Exercise objective:
Copy the lines below as they are; omit the images they contain.

Given data:
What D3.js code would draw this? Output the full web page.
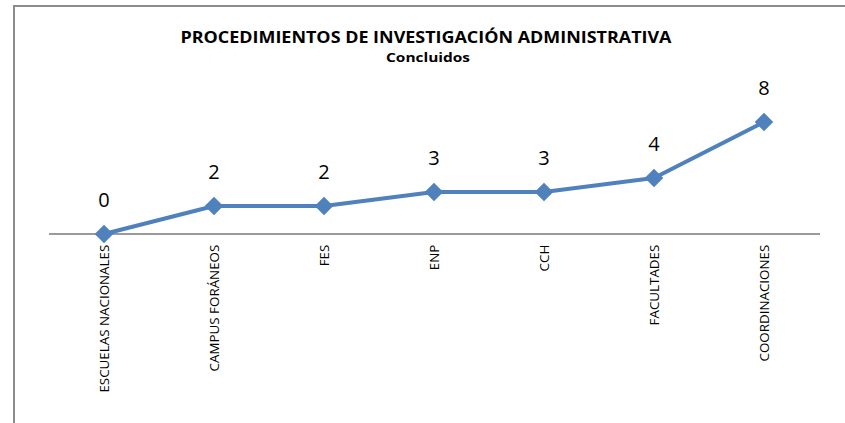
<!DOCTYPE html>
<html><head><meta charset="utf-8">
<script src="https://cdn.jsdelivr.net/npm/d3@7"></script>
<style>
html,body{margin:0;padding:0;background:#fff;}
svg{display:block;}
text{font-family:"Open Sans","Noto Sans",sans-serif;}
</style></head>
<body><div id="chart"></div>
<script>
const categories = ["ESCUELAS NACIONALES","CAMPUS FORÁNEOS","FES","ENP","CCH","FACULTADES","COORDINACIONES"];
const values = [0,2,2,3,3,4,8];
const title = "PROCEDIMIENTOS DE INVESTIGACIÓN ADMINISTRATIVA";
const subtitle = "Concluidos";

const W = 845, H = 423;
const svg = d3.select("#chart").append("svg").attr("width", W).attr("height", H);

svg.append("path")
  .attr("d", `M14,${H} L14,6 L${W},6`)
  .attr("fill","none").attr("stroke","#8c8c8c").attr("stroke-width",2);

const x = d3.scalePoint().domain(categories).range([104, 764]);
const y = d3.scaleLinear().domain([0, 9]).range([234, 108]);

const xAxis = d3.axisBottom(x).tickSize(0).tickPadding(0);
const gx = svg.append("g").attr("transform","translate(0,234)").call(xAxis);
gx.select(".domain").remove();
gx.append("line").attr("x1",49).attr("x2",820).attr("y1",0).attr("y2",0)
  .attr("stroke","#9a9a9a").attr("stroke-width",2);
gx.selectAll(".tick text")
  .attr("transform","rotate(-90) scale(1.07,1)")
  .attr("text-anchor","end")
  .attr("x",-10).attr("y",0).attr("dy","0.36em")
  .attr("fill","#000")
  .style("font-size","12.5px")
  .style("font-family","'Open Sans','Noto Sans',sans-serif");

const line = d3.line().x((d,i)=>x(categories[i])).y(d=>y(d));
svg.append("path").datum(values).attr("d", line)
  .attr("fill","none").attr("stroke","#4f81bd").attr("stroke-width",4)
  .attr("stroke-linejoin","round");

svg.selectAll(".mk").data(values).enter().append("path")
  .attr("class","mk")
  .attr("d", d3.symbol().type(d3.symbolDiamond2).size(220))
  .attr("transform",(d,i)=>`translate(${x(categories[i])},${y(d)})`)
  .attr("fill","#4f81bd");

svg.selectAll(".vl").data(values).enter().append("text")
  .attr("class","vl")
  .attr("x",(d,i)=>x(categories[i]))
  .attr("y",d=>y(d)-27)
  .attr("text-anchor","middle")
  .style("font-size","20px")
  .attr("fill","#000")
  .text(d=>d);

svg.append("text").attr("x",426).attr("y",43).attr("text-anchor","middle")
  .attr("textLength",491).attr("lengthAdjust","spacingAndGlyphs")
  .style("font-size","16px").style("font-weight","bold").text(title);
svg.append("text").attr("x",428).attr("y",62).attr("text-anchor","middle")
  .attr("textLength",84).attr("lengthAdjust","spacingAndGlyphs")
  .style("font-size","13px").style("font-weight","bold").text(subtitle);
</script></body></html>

Response below:
What D3.js code would draw this? Output the full web page.
<!DOCTYPE html>
<html><head><meta charset="utf-8">
<script src="https://cdn.jsdelivr.net/npm/d3@7"></script>
<style>
html,body{margin:0;padding:0;background:#fff;}
svg{display:block;}
text{font-family:"Open Sans","Noto Sans",sans-serif;}
</style></head>
<body><div id="chart"></div>
<script>
const categories = ["ESCUELAS NACIONALES","CAMPUS FORÁNEOS","FES","ENP","CCH","FACULTADES","COORDINACIONES"];
const values = [0,2,2,3,3,4,8];
const title = "PROCEDIMIENTOS DE INVESTIGACIÓN ADMINISTRATIVA";
const subtitle = "Concluidos";

const W = 845, H = 423;
const svg = d3.select("#chart").append("svg").attr("width", W).attr("height", H);

svg.append("path")
  .attr("d", `M14,${H} L14,6 L${W},6`)
  .attr("fill","none").attr("stroke","#8c8c8c").attr("stroke-width",2);

const x = d3.scalePoint().domain(categories).range([104, 764]);
const y = d3.scaleLinear().domain([0, 9]).range([234, 108]);

const xAxis = d3.axisBottom(x).tickSize(0).tickPadding(0);
const gx = svg.append("g").attr("transform","translate(0,234)").call(xAxis);
gx.select(".domain").remove();
gx.append("line").attr("x1",49).attr("x2",820).attr("y1",0).attr("y2",0)
  .attr("stroke","#9a9a9a").attr("stroke-width",2);
gx.selectAll(".tick text")
  .attr("transform","rotate(-90) scale(1.07,1)")
  .attr("text-anchor","end")
  .attr("x",-10).attr("y",0).attr("dy","0.36em")
  .attr("fill","#000")
  .style("font-size","12.5px")
  .style("font-family","'Open Sans','Noto Sans',sans-serif");

const line = d3.line().x((d,i)=>x(categories[i])).y(d=>y(d));
svg.append("path").datum(values).attr("d", line)
  .attr("fill","none").attr("stroke","#4f81bd").attr("stroke-width",4)
  .attr("stroke-linejoin","round");

svg.selectAll(".mk").data(values).enter().append("path")
  .attr("class","mk")
  .attr("d", d3.symbol().type(d3.symbolDiamond2).size(220))
  .attr("transform",(d,i)=>`translate(${x(categories[i])},${y(d)})`)
  .attr("fill","#4f81bd");

svg.selectAll(".vl").data(values).enter().append("text")
  .attr("class","vl")
  .attr("x",(d,i)=>x(categories[i]))
  .attr("y",d=>y(d)-27)
  .attr("text-anchor","middle")
  .style("font-size","20px")
  .attr("fill","#000")
  .text(d=>d);

svg.append("text").attr("x",426).attr("y",43).attr("text-anchor","middle")
  .attr("textLength",491).attr("lengthAdjust","spacingAndGlyphs")
  .style("font-size","16px").style("font-weight","bold").text(title);
svg.append("text").attr("x",428).attr("y",62).attr("text-anchor","middle")
  .attr("textLength",84).attr("lengthAdjust","spacingAndGlyphs")
  .style("font-size","13px").style("font-weight","bold").text(subtitle);
</script></body></html>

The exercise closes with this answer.